House debates

Monday, 21 November 2022

Private Members' Business

Gender Equality

11:46 am

Photo of Monique RyanMonique Ryan (Kooyong, Independent) Share this | Hansard source

I thank the member for Higgins for putting this very important issue to our parliament. The challenges women face in their homes, in the workforce and in their retirement are persistent and pervasive. They are structural, social and economic. We know that when women can share the domestic load, participate in the workforce equally and achieve financial security at all points in their lives our whole society benefits. The 2018 KPMG report Ending workforce discrimination against women found that halving Australia's gender pay gap would increase our GDP by $60 billion by 2038 and that reducing the difference in average earnings of women and men by just 50 per cent would see our households better off by $140 billion over the next 20 years.

When women earn more by having the opportunity to work or by being paid more equitably they can spend more and they can save more, creating greater financial security throughout their lives and into retirement. Right now, many women who have spent their adult lives working in the home, raising families and creating the social fabric of our society have been unable to accrue superannuation or savings. If those marriages end, those women often struggle. Women over 55 are the fastest-growing demographic of people who are homeless. Unless we address the structural barriers preventing economic gender inequity, women over 55 will remain at increased risk of poverty and of homelessness. Superannuation must be appended to maternity and other care-related leave as an essential step towards financial equity for women in retirement. In recent months, I've been pleased to help legislate important reforms to help reduce the gender pay gap, including recommendations of the Respect@Work inquiry and changes to eligibility for subsidised child care hours. I take this opportunity, though, to again call on the government to accompany the cheaper-child-care package, which increases the amount of subsidised care hours for working women, with an urgent intervention into the crisis in the early childhood education workforce.

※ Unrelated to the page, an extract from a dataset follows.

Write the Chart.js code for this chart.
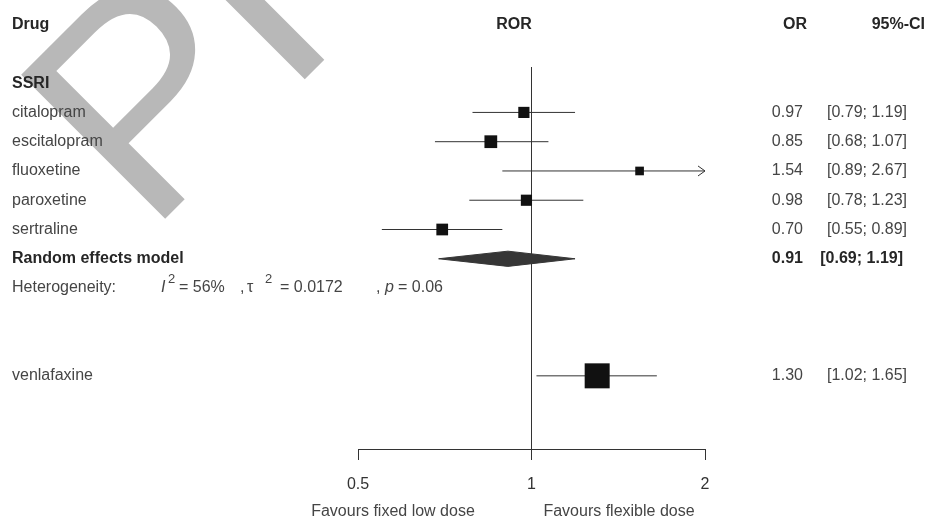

A crumbling early childhood education workforce harms gender equity twice over: firstly, because the childcare workforce comprises some of the lowest paid women in this country and, secondly, because workforce participation of women is dependent on the accessibility of child care. Australia has some of the highest levels of education for women in the world, but we are ranked 38th in the world for workforce participation. As the Grattan Institute's Danielle Wood has suggested, if untapped women's workforce participation was a massive ore deposit, we would have governments lining up to give tax concessions to get it out of the ground. Treasury estimates that the government's the cheaper child care package will fund an extra 1.4 million hours of workforce participation each week. This is a significant equalising measure for families lucky enough to get a spot in a childcare centre. But therein lies the problem. There are already insufficient day care positions for our children. Increasing the childcare subsidy without increasing child care enrolments won't get women back to work. It will just cut the cost of child care for those who are already working.

Qualified early childhood educators are leaving our workforce at an alarming rate, with 15 per cent having left that workforce since October 2020. Fewer people in the early childhood workforce means fewer women in our national workforce. The benefits to households, communities and the national economy when we advance gender equality are clear. I'm very pleased to support the motion moved by the member for Higgins today, and I will continue to work for legislative solutions to increase women's workforce participation and to close the gender pay gap.